While I did like Juri and Wakaba, it didn't change the fact that I found none of the characters particularly relatable and that the show felt decadent much unlike the following works, all of which deal with The End of the World as We Know It, genocide, and/or the loss of loved ones. In fact, I found Count Bleck from Super Paper Mario, Scar from Fullmetal Alchemist, Anton Herzen from Professor Layton and the Diabolical Box, and Sigma from Tweeny Witches far more sympathetic than the boring Damsel in Distress Anthy had always been. I only continued to watch until the very end because I wanted to see Akio, who had made me angry to death, face poetic justice. The Grand Finale left me unsatisfied because I didn't get to see him subjected to a Fate Worse than Death where he loses all of his wealth, gets his beauty tarnished, can no longer speak forever, is run over by his own Cool Car, and gets a No-Holds-Barred Beatdown by the Swords of Hate, the World's Strongest Woman, and the angry parents of his victims.

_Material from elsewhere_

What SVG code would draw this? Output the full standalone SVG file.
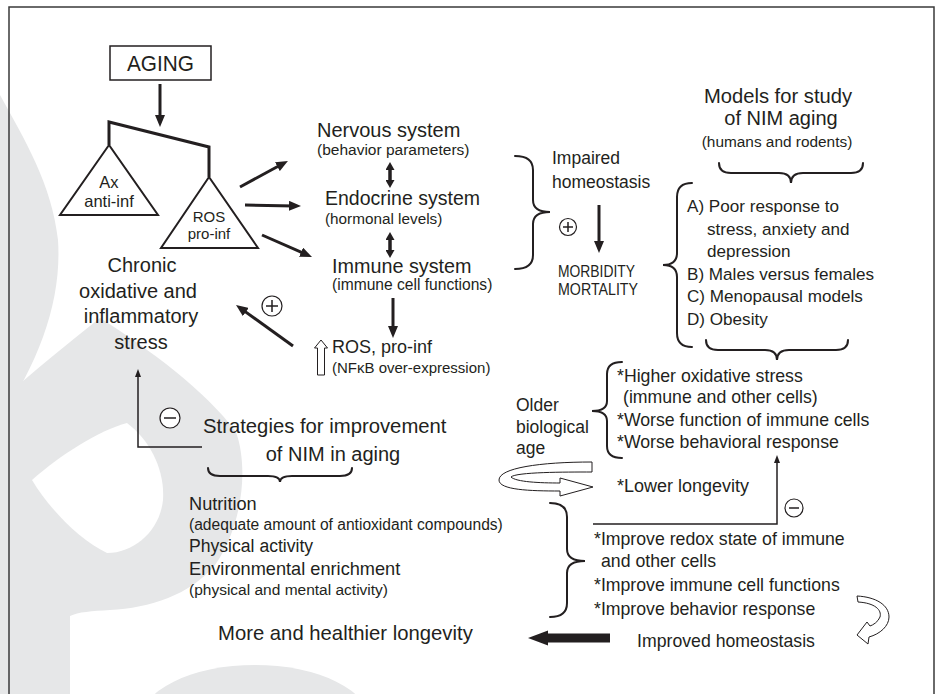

While I love Feminist Fantasy works like Moribito, The Beast Player, Princess Knight, and Tweeny Witches, I don't think that the show lived up to its fame as one of these because it seemed to believe that Real Women Don't Wear Dresses. Anthy is the weak one in a dress in contrast to Utena, a knight in a modified boy's uniform. Whenever Utena becomes feminine, someone weakens her by manipulating her into conforming to gender norms. Enforcing gender norms is bad in itself, of course, but Princess Knight and Brave show that a girl can be both feminine and strong. But when Utena asks Anthy about femininity, Anthy replies, "In the end, all girls are like the Rose Bride" — an Extreme Doormat Stepford Smiler Damsel in Distress who stands around looking pretty and obeying her master. No other character I've ever seen was that pathetic, not even traditionally feminine ones like Queen Elinor from Brave and Atelia from Tweeny Witches.